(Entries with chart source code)
┏━━

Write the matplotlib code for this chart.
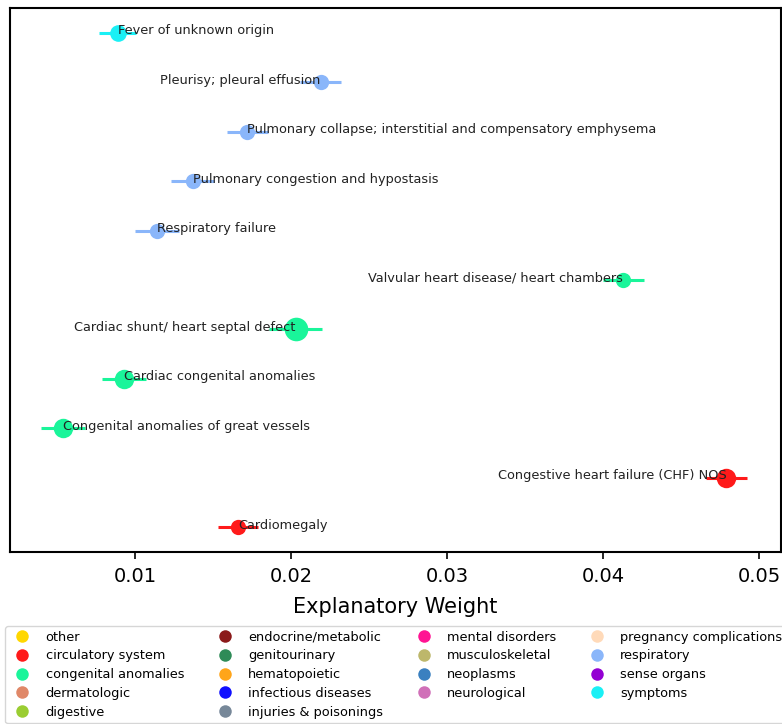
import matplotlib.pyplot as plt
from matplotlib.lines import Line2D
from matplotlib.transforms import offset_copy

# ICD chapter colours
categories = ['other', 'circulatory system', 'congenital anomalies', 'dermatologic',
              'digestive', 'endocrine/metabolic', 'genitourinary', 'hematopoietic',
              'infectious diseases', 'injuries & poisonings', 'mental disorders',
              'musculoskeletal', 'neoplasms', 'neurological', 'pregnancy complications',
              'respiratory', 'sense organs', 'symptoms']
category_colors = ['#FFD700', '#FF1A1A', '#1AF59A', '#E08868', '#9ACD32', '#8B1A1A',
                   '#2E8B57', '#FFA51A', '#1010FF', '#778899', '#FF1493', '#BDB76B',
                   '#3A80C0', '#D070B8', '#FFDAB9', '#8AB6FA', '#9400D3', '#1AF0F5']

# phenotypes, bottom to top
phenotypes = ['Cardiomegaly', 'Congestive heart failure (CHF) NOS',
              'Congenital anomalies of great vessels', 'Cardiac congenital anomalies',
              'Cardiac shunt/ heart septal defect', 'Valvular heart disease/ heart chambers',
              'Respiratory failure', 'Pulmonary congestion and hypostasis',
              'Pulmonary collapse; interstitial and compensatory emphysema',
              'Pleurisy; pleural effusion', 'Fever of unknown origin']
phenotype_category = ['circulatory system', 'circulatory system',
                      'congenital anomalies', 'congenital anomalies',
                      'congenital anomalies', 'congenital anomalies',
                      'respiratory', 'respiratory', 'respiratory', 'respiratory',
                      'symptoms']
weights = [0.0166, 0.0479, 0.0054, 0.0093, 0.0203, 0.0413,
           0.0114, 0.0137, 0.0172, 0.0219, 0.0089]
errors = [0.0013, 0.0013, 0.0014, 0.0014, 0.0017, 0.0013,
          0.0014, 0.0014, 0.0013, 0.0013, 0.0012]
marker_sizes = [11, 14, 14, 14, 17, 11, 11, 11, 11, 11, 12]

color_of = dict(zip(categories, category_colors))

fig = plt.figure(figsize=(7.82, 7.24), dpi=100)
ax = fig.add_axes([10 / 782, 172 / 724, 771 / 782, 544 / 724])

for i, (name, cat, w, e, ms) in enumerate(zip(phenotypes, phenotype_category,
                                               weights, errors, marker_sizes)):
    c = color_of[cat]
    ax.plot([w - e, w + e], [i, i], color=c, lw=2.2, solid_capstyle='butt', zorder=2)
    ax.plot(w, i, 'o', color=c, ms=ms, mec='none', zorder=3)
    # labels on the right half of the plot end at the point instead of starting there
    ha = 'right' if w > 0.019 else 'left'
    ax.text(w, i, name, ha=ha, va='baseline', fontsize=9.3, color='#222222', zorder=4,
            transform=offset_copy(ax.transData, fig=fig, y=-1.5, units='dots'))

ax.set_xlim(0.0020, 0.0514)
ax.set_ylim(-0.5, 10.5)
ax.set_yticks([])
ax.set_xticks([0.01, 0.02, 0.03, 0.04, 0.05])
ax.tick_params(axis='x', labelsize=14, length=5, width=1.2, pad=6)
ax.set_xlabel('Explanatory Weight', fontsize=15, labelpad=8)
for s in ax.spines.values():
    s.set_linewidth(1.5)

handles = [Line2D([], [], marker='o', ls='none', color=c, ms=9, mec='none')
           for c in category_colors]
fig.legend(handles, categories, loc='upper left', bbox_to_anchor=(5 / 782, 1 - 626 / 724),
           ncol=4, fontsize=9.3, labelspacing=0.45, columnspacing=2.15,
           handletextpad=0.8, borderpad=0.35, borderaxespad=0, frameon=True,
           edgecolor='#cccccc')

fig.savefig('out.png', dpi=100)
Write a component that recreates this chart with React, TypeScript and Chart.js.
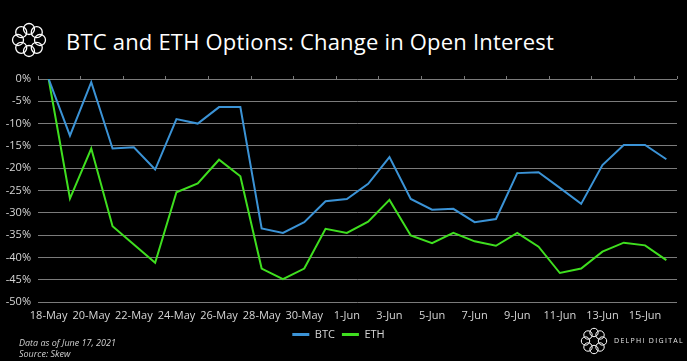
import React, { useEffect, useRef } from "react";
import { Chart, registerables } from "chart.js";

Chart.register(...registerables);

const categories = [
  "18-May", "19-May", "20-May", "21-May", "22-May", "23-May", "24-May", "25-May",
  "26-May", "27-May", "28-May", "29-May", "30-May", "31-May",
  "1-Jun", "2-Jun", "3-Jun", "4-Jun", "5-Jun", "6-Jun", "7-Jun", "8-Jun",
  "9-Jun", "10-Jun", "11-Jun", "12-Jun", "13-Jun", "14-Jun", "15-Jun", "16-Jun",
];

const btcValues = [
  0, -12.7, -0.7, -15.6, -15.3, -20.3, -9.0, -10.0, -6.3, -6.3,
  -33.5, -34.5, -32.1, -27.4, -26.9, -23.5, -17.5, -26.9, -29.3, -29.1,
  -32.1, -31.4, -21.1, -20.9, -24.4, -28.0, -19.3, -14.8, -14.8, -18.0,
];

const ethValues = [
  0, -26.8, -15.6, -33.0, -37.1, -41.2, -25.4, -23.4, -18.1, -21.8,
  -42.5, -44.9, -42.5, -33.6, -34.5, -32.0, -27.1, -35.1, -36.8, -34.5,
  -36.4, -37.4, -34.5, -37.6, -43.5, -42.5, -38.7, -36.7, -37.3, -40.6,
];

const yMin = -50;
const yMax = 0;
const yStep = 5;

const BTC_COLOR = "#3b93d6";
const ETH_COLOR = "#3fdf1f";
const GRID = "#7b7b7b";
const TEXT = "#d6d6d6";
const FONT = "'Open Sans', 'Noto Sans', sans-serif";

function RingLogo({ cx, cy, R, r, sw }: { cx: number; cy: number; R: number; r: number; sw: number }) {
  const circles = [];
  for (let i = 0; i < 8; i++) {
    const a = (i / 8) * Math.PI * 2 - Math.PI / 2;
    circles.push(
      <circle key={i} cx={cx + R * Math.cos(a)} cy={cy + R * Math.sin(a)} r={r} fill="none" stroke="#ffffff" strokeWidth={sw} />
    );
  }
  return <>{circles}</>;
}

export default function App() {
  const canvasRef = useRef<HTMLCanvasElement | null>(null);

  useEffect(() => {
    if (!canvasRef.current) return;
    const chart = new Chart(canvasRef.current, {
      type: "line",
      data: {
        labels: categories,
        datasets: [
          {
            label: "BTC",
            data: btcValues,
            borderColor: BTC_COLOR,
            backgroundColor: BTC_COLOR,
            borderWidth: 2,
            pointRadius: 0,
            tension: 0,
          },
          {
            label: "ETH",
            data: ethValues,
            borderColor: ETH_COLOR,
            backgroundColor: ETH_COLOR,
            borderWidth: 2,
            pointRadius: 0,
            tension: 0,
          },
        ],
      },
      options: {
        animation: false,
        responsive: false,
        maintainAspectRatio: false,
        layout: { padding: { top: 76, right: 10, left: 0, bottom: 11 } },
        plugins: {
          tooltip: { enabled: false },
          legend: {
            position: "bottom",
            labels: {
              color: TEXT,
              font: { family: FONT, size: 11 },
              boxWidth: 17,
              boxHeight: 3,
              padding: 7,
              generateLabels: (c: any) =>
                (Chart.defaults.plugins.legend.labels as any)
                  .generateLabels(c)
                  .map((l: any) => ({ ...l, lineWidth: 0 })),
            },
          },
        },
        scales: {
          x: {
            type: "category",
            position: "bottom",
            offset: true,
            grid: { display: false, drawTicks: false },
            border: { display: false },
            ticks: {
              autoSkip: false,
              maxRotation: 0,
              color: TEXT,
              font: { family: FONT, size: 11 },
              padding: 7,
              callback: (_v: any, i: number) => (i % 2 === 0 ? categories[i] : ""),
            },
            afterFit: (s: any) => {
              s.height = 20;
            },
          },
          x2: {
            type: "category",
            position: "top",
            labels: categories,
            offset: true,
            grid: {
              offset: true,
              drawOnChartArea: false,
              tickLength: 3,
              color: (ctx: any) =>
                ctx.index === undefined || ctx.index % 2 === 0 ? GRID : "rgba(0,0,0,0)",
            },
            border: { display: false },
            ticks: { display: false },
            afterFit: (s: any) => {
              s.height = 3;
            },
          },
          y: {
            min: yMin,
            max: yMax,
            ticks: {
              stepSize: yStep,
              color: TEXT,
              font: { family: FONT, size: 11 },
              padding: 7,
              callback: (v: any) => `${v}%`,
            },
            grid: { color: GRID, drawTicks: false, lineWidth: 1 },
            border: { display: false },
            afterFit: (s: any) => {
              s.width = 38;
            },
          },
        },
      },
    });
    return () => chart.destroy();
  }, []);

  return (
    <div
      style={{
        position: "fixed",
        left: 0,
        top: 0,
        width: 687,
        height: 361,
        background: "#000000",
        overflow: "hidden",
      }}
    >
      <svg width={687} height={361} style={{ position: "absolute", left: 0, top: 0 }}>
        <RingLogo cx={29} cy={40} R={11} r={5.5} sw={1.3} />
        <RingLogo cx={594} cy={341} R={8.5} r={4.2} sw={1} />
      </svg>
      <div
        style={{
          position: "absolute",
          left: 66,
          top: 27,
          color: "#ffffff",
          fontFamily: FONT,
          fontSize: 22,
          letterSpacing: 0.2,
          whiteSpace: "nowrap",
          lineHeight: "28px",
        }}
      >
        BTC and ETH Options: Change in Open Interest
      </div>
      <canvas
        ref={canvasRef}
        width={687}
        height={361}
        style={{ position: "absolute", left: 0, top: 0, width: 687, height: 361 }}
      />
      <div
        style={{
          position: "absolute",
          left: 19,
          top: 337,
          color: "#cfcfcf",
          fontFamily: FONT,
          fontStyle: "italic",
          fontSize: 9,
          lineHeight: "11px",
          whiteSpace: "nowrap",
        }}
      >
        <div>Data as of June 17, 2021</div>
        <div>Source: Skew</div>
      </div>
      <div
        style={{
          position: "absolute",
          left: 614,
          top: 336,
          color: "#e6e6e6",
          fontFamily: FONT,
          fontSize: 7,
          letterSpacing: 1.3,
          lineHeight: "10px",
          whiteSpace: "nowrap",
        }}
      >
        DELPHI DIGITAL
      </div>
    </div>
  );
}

┗━━

### Requirement
Above are records with pictures. Reproduce exactly only the lines from the line with "Write a component" through the line with "const canvasRef = useRef<HTMLCanvasElement", both ends included, and leave the pictures out.

### Solution
Write a component that recreates this chart with React, TypeScript and Chart.js.
import React, { useEffect, useRef } from "react";
import { Chart, registerables } from "chart.js";

Chart.register(...registerables);

const categories = [
  "18-May", "19-May", "20-May", "21-May", "22-May", "23-May", "24-May", "25-May",
  "26-May", "27-May", "28-May", "29-May", "30-May", "31-May",
  "1-Jun", "2-Jun", "3-Jun", "4-Jun", "5-Jun", "6-Jun", "7-Jun", "8-Jun",
  "9-Jun", "10-Jun", "11-Jun", "12-Jun", "13-Jun", "14-Jun", "15-Jun", "16-Jun",
];

const btcValues = [
  0, -12.7, -0.7, -15.6, -15.3, -20.3, -9.0, -10.0, -6.3, -6.3,
  -33.5, -34.5, -32.1, -27.4, -26.9, -23.5, -17.5, -26.9, -29.3, -29.1,
  -32.1, -31.4, -21.1, -20.9, -24.4, -28.0, -19.3, -14.8, -14.8, -18.0,
];

const ethValues = [
  0, -26.8, -15.6, -33.0, -37.1, -41.2, -25.4, -23.4, -18.1, -21.8,
  -42.5, -44.9, -42.5, -33.6, -34.5, -32.0, -27.1, -35.1, -36.8, -34.5,
  -36.4, -37.4, -34.5, -37.6, -43.5, -42.5, -38.7, -36.7, -37.3, -40.6,
];

const yMin = -50;
const yMax = 0;
const yStep = 5;

const BTC_COLOR = "#3b93d6";
const ETH_COLOR = "#3fdf1f";
const GRID = "#7b7b7b";
const TEXT = "#d6d6d6";
const FONT = "'Open Sans', 'Noto Sans', sans-serif";

function RingLogo({ cx, cy, R, r, sw }: { cx: number; cy: number; R: number; r: number; sw: number }) {
  const circles = [];
  for (let i = 0; i < 8; i++) {
    const a = (i / 8) * Math.PI * 2 - Math.PI / 2;
    circles.push(
      <circle key={i} cx={cx + R * Math.cos(a)} cy={cy + R * Math.sin(a)} r={r} fill="none" stroke="#ffffff" strokeWidth={sw} />
    );
  }
  return <>{circles}</>;
}

export default function App() {
  const canvasRef = useRef<HTMLCanvasElement | null>(null);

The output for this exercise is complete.